## BEGIN

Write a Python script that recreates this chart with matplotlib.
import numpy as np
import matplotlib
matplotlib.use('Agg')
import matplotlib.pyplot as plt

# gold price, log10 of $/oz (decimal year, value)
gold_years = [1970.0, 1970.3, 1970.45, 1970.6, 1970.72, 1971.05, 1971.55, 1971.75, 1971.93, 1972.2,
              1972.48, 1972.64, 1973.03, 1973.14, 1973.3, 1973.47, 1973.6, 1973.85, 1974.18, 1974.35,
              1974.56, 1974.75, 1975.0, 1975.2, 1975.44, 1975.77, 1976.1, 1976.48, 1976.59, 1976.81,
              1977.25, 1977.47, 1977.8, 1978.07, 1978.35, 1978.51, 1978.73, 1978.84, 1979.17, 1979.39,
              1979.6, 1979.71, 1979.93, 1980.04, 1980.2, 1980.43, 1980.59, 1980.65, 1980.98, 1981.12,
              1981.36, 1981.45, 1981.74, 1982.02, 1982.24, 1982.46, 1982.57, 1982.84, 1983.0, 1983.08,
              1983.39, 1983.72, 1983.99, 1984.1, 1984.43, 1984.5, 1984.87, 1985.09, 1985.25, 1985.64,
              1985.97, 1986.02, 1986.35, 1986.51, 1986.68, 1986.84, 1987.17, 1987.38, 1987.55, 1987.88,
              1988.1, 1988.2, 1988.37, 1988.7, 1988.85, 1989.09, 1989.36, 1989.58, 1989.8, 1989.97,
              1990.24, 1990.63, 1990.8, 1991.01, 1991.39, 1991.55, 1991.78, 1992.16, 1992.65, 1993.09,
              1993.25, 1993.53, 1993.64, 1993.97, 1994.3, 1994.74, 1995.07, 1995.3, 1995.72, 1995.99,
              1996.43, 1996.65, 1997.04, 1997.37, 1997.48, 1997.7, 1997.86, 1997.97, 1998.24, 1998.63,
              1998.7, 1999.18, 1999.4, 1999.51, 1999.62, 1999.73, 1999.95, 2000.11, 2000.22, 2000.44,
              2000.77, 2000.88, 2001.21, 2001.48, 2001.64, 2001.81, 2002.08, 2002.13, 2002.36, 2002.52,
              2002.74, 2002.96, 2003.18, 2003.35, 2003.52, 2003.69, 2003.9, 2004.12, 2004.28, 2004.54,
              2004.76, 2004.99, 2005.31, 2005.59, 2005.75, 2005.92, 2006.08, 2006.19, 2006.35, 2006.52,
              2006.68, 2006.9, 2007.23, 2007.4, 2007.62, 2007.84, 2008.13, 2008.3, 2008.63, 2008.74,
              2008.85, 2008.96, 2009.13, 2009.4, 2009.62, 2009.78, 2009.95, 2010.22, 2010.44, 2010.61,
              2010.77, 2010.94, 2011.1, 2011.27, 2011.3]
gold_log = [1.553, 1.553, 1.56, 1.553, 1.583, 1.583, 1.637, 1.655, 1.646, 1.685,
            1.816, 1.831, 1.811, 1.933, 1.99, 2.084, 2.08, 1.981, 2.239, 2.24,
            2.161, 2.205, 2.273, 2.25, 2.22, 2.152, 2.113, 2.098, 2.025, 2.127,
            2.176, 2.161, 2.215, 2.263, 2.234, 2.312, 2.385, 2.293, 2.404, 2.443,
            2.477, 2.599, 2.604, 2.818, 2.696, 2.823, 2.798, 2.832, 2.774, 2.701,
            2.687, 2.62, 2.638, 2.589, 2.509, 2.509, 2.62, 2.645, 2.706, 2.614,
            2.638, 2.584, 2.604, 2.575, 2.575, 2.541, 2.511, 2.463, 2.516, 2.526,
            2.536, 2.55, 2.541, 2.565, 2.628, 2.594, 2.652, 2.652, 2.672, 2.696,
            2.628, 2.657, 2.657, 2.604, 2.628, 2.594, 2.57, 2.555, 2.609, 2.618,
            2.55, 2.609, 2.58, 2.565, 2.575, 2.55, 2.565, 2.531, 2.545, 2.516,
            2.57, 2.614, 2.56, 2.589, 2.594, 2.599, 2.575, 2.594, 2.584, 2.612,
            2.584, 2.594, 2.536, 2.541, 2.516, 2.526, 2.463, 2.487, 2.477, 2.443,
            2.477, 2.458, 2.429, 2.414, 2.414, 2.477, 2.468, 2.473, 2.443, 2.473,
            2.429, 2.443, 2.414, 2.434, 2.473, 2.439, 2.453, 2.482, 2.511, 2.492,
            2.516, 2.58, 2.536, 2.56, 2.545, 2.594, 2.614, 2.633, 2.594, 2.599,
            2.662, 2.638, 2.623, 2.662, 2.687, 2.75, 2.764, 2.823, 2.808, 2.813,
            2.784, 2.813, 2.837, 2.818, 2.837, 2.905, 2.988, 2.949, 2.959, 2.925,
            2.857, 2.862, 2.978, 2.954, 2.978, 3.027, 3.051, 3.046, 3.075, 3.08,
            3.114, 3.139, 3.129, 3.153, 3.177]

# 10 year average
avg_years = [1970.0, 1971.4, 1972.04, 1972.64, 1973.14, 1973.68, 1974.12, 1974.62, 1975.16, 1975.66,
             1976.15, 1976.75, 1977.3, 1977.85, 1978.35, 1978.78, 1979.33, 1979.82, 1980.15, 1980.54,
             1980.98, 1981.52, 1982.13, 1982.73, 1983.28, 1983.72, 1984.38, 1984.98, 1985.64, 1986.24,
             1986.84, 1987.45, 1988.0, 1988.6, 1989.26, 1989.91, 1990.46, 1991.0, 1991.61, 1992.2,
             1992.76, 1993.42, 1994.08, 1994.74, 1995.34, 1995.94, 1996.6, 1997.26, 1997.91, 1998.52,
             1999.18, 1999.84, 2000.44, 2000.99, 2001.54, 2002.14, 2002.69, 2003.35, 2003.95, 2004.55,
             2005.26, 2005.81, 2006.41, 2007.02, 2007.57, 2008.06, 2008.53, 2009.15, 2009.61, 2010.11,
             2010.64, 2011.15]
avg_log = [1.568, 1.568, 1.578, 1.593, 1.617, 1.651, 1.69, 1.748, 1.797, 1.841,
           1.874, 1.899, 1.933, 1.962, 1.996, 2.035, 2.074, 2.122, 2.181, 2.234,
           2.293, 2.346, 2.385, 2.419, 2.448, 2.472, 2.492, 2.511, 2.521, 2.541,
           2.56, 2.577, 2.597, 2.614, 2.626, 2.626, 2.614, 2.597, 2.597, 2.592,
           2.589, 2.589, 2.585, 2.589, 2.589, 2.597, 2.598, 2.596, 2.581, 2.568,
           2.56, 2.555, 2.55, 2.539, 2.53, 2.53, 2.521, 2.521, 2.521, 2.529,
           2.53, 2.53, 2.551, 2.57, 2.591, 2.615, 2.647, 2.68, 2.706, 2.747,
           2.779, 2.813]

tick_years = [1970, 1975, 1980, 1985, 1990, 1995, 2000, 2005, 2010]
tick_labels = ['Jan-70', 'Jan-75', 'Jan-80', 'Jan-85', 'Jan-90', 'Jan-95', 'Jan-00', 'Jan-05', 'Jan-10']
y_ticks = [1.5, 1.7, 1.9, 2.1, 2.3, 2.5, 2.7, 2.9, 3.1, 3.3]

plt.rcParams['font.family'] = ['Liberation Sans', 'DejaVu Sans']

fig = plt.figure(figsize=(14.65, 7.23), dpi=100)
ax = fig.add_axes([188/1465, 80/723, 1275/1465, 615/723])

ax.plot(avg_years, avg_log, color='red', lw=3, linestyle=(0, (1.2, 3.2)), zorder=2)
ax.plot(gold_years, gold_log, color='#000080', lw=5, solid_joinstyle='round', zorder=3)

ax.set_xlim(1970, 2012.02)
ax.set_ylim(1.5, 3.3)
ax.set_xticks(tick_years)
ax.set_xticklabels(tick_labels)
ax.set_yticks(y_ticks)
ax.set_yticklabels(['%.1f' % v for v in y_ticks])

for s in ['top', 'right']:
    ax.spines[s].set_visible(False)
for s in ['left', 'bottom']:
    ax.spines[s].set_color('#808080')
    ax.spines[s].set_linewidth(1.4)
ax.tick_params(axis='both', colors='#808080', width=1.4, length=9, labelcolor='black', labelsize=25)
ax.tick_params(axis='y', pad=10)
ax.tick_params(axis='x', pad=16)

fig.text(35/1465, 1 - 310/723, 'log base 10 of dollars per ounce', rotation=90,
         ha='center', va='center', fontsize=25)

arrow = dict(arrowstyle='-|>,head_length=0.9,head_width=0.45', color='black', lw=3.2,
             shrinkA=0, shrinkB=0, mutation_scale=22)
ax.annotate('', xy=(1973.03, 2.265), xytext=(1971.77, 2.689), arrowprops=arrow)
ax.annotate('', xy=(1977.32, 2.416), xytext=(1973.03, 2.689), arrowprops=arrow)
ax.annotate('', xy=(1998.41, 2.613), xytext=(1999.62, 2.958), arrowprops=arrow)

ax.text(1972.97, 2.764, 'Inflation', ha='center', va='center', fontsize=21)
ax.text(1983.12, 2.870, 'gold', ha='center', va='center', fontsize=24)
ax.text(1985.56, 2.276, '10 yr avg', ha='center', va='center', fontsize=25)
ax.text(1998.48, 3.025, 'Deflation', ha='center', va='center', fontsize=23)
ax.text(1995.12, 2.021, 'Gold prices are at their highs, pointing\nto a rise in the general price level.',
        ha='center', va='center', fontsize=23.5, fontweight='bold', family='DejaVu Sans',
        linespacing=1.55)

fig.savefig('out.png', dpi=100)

## END
## BEGIN

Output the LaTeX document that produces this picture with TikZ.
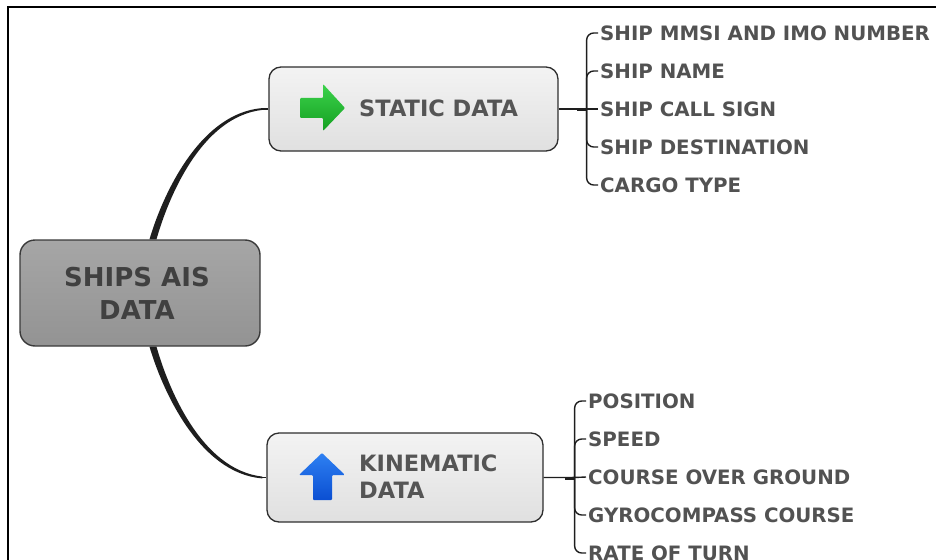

## END

Using the data above, transcribe the lines that run from the line with "Write a Python" to the line with "import matplotlib.pyplot as plt", both ends kept, and output nothing else.

Write a Python script that recreates this chart with matplotlib.
import numpy as np
import matplotlib
matplotlib.use('Agg')
import matplotlib.pyplot as plt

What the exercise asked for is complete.